Rachael Thorson stands out. Amongst a team of tall girls in a tall girls’ sport, she is a diminutive defensive specialist. Her five-foot frame allows her to dive quickly to the floor and “dig” the ball when it is spiked by the other team, keeping the play alive for her taller teammates to send to the other side.
As if her size was not enough to distinguish her from her teammates, she wears a different-colored shirt. When the team wears black, she wears red. When the team wears red, she wears black. The color difference serves a practical purpose, indicating to the referee that she is the “libero,” a player allowed to substitute in and out freely without informing the ref.

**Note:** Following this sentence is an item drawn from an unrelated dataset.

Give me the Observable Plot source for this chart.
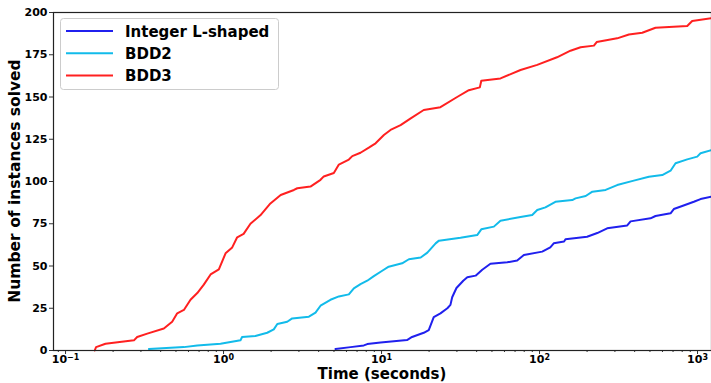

But it is also strangely fitting in a figurative sense. Thorson is perhaps the most colorful member of the team, a little bundle of energy who leads the Giants’ pre-game stomping routine.
A senior, Thorson is one of two co-captains. Coach Katie Pease often turns to her to help other players mentally get over poor play or a lack of playing time. On a 17-girl team in a sport where only six players play at a time, that is a significant role.
Thorson describes the team as close-knit, a happy family of 17 girls.
“I’ve been playing club volleyball with all these girls for so long that I’ve become really close with everyone,” Thorson said.
On the day of a match, the entire team eats lunch together.
Thorson is not the mother of this happy family, but rather a sort of enthusiastic older sister, a role model whose hard work and team spirit sets an example for the younger players.
After being called for a controversial penalty that ended Redwood’s dramatic five-set loss to Branson last week, she brooded over the defeat. For a few hours.
The next day there she was at practice, delivering the same positive vibes as ever, bounding around with her usual energy, focused on the team’s goal of an MCAL championship, which will likely require a playoff victory against Branson.
Her dedication and love of the sport have transformed her from a sophomore with sparse playing time into a senior whose skills play a significant role in the success of a league championship contender.
Perhaps more noticeably, her improvement has shifted the loudest voice on the team from the bench to the starting lineup. Even as a sophomore, one of the youngest and least experienced players on a team full of upperclassmen, she concocted and led cheers for her teammates.
The cheers range from “Ay Bay Bay” for Bailey Osborn to “Get it, get it, get it, Gers” for Hannah Gerson.
Almost every player on the team has a cheer, except for the lead creator herself. Come on, girls. She deserves one.